しかも患者が心安らぐホスピス環境は、過疎化で益々自然景観が復活する地域が望ましい。
故郷から出てきた大部分の人たち、さらには故郷のない都会人の多くが、費用負担のない地域ホスピスで最期を過ごすことが慣習化されれば最大の永続的地域再生へ繋がる筈だ。
尚、医療の理想については既に(217)で書いているが、最後に「孤独死こそ理想の死」と断言する中村仁一医師の講演動画『自然死のすすめ』を載せておくことにする。次週からはドイツの教育フィルムを載せる予定にしている。


(注1)現在日本では、地域創生の一つの原動力とのなりつつある太陽光発電の道にブレーキがかけられようとしている。原子力ムラの専門家たちは太陽光発電は不安定だと断言し、それにメディアも追従している。2010年ドイツの原発運転期間延長された際ドイツのメディアは、原発再生可能エネルギーの架け橋となるウソ、太陽光発電風力発電が不安定であるというウソを政府機関の専門家を登場させて検証した。原発1基の電力は約100万キロであり、稼働されれば24時間絶えず100万キロワットの電力が製造され、そこには再生可能エネルギーの入り込む余地がなく、架け橋どころかブレーキ以外の何者でもない。
ドイツのエネルギー転換では太陽光発電風力発電ができない時間帯は、CO2発生の少ない天然ガス火力発電が補うことから成立ている。そして2050年までには、地域で有余る再生可能エネルギーが地域で充電できる技術開発によって、再生可能エネルギー100パーセントのエネルギー転換が可能であることを、連邦環境省は膨大な資料で公表している。
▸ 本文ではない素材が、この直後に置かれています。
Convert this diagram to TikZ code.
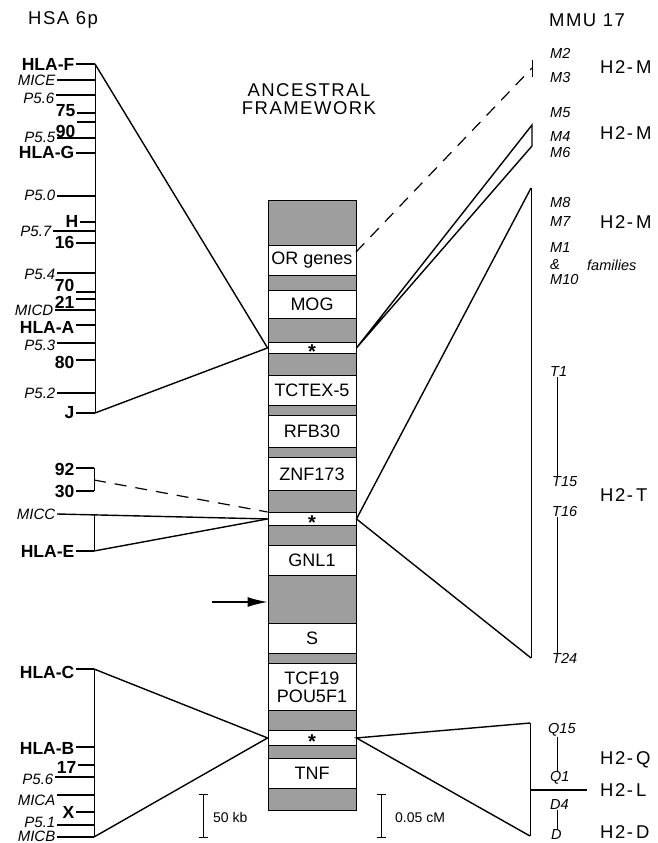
\documentclass[tikz,border=0pt]{standalone}
\usepackage{fontspec}
\setmainfont{Liberation Sans}
\newfontfamily\hdrfont[LetterSpace=8]{Liberation Sans}
\usetikzlibrary{arrows.meta}
\newcommand\leftlab[7]{%
  \node[#2,anchor=east] (#1) at ({#5-1.5},#3) {#6};
  \coordinate (#1a) at (#5,#4);
  \coordinate (#1b) at (#7,#4);
  \draw[tickline] (#1a) -- (#1b);}
\begin{document}
\begin{tikzpicture}[x=1pt,y=-1pt,
  bl/.style={font=\fontsize{17.5}{18}\selectfont\bfseries,inner sep=0pt},
  il/.style={font=\fontsize{15}{15}\selectfont\itshape,inner sep=0pt},
  rl/.style={font=\fontsize{14.5}{15}\selectfont\itshape,inner sep=0pt,anchor=west},
  hl/.style={font=\hdrfont\fontsize{18.5}{19}\selectfont,inner sep=0pt,anchor=west},
  hdrs/.style={font=\hdrfont\fontsize{18.5}{17.5}\selectfont,inner sep=0pt},
  gseg/.style={draw,line width=0.9pt,fill=black!38,minimum width=88pt,inner sep=0pt,anchor=north},
  wseg/.style={draw,line width=0.9pt,fill=white,minimum width=88pt,inner sep=0pt,anchor=north,
     font=\fontsize{18}{19}\selectfont,align=center},
  ast/.style={font=\fontsize{20}{20}\selectfont\bfseries,inner sep=0pt},
  conn/.style={line width=1.4pt},
  tickline/.style={line width=1.1pt},
  thinl/.style={line width=0.9pt},
  dsh/.style={line width=1.2pt,dash pattern=on 12pt off 9pt}]
\useasboundingbox (0,0) rectangle (658,843);

% headers
\node[hdrs,anchor=west] (hsa) at (28,20) {HSA 6p};
\node[hdrs,anchor=west] (mmu) at (549,20) {MMU 17};
\node[hdrs,align=center] (anc) at (309,99) {ANCESTRAL\\FRAMEWORK};

% ---------------- left group 1 ----------------
\coordinate (sp1top) at (95,64);
\coordinate (sp1bot) at (95,413);
\draw[thinl] (sp1top) -- (sp1bot);
\leftlab{hlaf}{bl}{64}{64}{76}{HLA-F}{95}
\leftlab{mice}{il}{80}{80}{57}{MICE}{95}
\leftlab{pa}{il}{98}{95}{56}{P5.6}{95}
\leftlab{n75}{bl}{111}{113}{77}{75}{95}
\leftlab{n90}{bl}{131}{122}{77}{90}{95}
\leftlab{pb}{il}{137}{138}{57}{P5.5}{95}
\leftlab{hlag}{bl}{152}{153}{76}{HLA-G}{95}
\leftlab{pc}{il}{195}{196}{57}{P5.0}{95}
\leftlab{hh}{bl}{221}{222}{80}{H}{95}
\leftlab{pd}{il}{231}{231}{53}{P5.7}{95}
\leftlab{n16}{bl}{242}{243}{76}{16}{95}
\leftlab{pe}{il}{274}{273}{57}{P5.4}{95}
\leftlab{n70}{bl}{285}{292}{76}{70}{95}
\leftlab{n21}{bl}{302}{299}{76}{21}{95}
\leftlab{micd}{il}{310}{310}{55}{MICD}{95}
\leftlab{hlaa}{bl}{327}{325}{76}{HLA-A}{95}
\leftlab{pf}{il}{345}{343}{57}{P5.3}{95}
\leftlab{n80}{bl}{362}{360}{76}{80}{95}
\leftlab{pg}{il}{393}{393}{57}{P5.2}{95}
\leftlab{jj}{bl}{413}{413}{76}{J}{95}

% ---------------- left group 2 ----------------
\leftlab{n92}{bl}{469}{468}{76}{92}{94}
\leftlab{n30}{bl}{491}{491}{76}{30}{94}
\draw[thinl] (n92b) -- (n30b);
\coordinate (brmid) at (94,480);
\node[il,anchor=east] (micc) at (55.5,514) {MICC};
\coordinate (micca) at (57,514);
\coordinate (sp2top) at (94,514.5);
\leftlab{hlae}{bl}{551}{551}{76}{HLA-E}{94}
\draw[thinl] (sp2top) -- (hlaeb);

% ---------------- left group 3 ----------------
\leftlab{hlac}{bl}{672}{669}{76}{HLA-C}{94}
\leftlab{hlab}{bl}{748}{747}{76}{HLA-B}{94}
\leftlab{n17}{bl}{767}{765}{78}{17}{94}
\leftlab{ph}{il}{779}{777}{55}{P5.6}{94}
\leftlab{mica}{il}{800}{795}{57}{MICA}{94}
\leftlab{xx}{bl}{812}{812}{76}{X}{94}
\leftlab{pi}{il}{822}{825}{57}{P5.1}{94}
\leftlab{micb}{il}{836}{837}{57}{MICB}{94}
\draw[thinl] (hlacb) -- (micbb);

% ---------------- column ----------------
\node[gseg,minimum height=45pt] (g1) at (312,200) {};
\node[wseg,minimum height=30pt] (org) at (312,245) {OR genes};
\node[gseg,minimum height=15pt] (g2) at (312,275) {};
\node[wseg,minimum height=28pt] (mog) at (312,290) {MOG};
\node[gseg,minimum height=24pt] (g3) at (312,318) {};
\node[wseg,minimum height=11pt] (st1) at (312,342) {};
\node[gseg,minimum height=22pt] (g4) at (312,353) {};
\node[wseg,minimum height=30pt] (tct) at (312,375) {TCTEX-5};
\node[gseg,minimum height=10pt] (g5) at (312,405) {};
\node[wseg,minimum height=32pt] (rfb) at (312,415) {RFB30};
\node[gseg,minimum height=10pt] (g6) at (312,447) {};
\node[wseg,minimum height=33pt] (znf) at (312,457) {ZNF173};
\node[gseg,minimum height=22pt] (g7) at (312,490) {};
\node[wseg,minimum height=13pt] (st2) at (312,512) {};
\node[gseg,minimum height=20pt] (g8) at (312,525) {};
\node[wseg,minimum height=30pt] (gnl) at (312,545) {GNL1};
\node[gseg,minimum height=48pt] (g9) at (312,575) {};
\node[wseg,minimum height=30pt] (ss) at (312,623) {S};
\node[gseg,minimum height=10pt] (g10) at (312,653) {};
\node[wseg,minimum height=47pt] (tcf) at (312,663) {TCF19\\[-1pt]POU5F1};
\node[gseg,minimum height=20pt] (g11) at (312,710) {};
\node[wseg,minimum height=15pt] (st3) at (312,730) {};
\node[gseg,minimum height=13pt] (g12) at (312,745) {};
\node[wseg,minimum height=30pt] (tnf) at (312,758) {TNF};
\node[gseg,minimum height=22pt] (g13) at (312,788) {};
\node[ast] (a1) at ([yshift=-4pt]st1.center) {*};
\node[ast] (a2) at ([yshift=-4pt]st2.center) {*};
\node[ast] (a3) at ([yshift=-4pt]st3.center) {*};

% ---------------- connectors left ----------------
\draw[conn] (sp1top) -- (st1.west);
\draw[conn] (sp1bot) -- (st1.west);
\draw[dsh] (brmid) -- (st2.north west);
\draw[conn] (micca) -- (st2.west);
\draw[conn] (hlaeb) -- (st2.west);
\draw[conn] (hlacb) -- (st3.west);
\draw[conn] (micbb) -- (st3.west);

% ---------------- right side ----------------
\coordinate (dstart) at (356,252);
\coordinate (m23) at (532,68);
\coordinate (m23t) at (532,60);
\coordinate (m23b) at (532,77);
\draw[dsh] (dstart) -- (m23);
\draw[thinl] (m23t) -- (m23b);

\coordinate (p2a) at (532,125);
\coordinate (p2b) at (532,146);
\draw[conn,line join=miter] (st1.east) -- (p2a) -- (p2b) -- cycle;

\coordinate (tra) at (531,188);
\coordinate (trb) at (531,658);
\draw[conn] (tra) -- (st2.east) -- (trb);
\draw[thinl] (tra) -- (trb);

\coordinate (qa) at (530,723);
\coordinate (qb) at (530,836);
\draw[conn] (qa) -- (st3.east) -- (qb);
\draw[thinl] (qa) -- (qb);

% mouse labels
\node[rl] (m2) at (550,53) {M2};
\node[rl] (m3) at (550,78) {M3};
\node[hl] (h2m1) at (600,67) {H2-\,M};
\node[rl] (m5) at (550,113) {M5};
\node[rl] (m4) at (550,137) {M4};
\node[rl] (m6) at (550,153) {M6};
\node[hl] (h2m2) at (600,133) {H2-\,M};
\node[rl] (m8) at (550,203) {M8};
\node[rl] (m7) at (550,222) {M7};
\node[rl] (m1) at (550,248) {M1};
\node[rl] (amp) at (550,265) {\&};
\node[rl] (m10) at (550,280) {M10};
\node[rl] (fam) at (587,265) {families};
\node[hl] (h2m3) at (600,222) {H2-\,M};

\node[rl] (t1) at (550,372) {T1};
\node[rl] (t15) at (552,482) {T15};
\node[rl] (t16) at (552,512) {T16};
\node[rl] (t24) at (552,658) {T24};
\node[hl] (h2t) at (600,495) {H2-\,T};
\draw[thinl] (t1.south -| 557,0) -- (t15.north -| 557,0);
\draw[thinl] (t16.south -| 557,0) -- (t24.north -| 557,0);

\node[rl] (q15) at (548,730) {Q15};
\node[rl] (q1) at (550,778) {Q1};
\node[rl] (d4) at (550,805) {D4};
\node[rl] (dd) at (551,835) {D};
\draw[thinl] (q15.south -| 557,0) -- (q1.north -| 557,0);
\draw[thinl] (d4.south -| 557,0) -- (dd.north -| 557,0);
\coordinate (la) at (530,790);
\coordinate (lb) at (587,790);
\draw[tickline] (la) -- (lb);
\node[hl] (h2q) at (600,760) {H2-\,Q};
\node[hl] (h2l) at (600,790) {H2-\,L};
\node[hl] (h2d) at (600,832) {H2-\,D};

% scale bars and arrow
\coordinate (sa1) at (203,794);
\coordinate (sa2) at (203,837);
\draw[thinl] (sa1) -- (sa2);
\draw[thinl] ([xshift=-4.5pt]sa1) -- ([xshift=4.5pt]sa1);
\draw[thinl] ([xshift=-4.5pt]sa2) -- ([xshift=4.5pt]sa2);
\node[font=\fontsize{14}{14}\selectfont,inner sep=0pt,anchor=west] (kb) at (213,817) {50 kb};
\coordinate (sb1) at (381,794);
\coordinate (sb2) at (381,837);
\draw[thinl] (sb1) -- (sb2);
\draw[thinl] ([xshift=-4.5pt]sb1) -- ([xshift=4.5pt]sb1);
\draw[thinl] ([xshift=-4.5pt]sb2) -- ([xshift=4.5pt]sb2);
\node[font=\fontsize{14}{14}\selectfont,inner sep=0pt,anchor=west] (cm) at (395,818) {0.05 cM};
\coordinate (arra) at (212,602);
\draw[line width=1.3pt,-{Latex[length=20pt,width=10pt]}] (arra) -- (arra -| g9.west);
\end{tikzpicture}
\end{document}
明らかに日本の太陽光発電ブレーキの裏には、原発再稼働だけでなく原発推進復活の目論見と原発ルネッサンスによる海外への売込の野望がある。中東への売込には軍隊で守ることが欠かせられないことから、集団的自衛権容認で平和憲法を葬り去ることが求められていると言えよう。
現に2012年から始まった買取制度による太陽光発電は既に原発9基分の895万キロワット製造に達し、さらにその6倍が予定されており、これを容認していけば、最早高いコストでトイレなき恐ろしく危険な原発が不要になりかねないからである。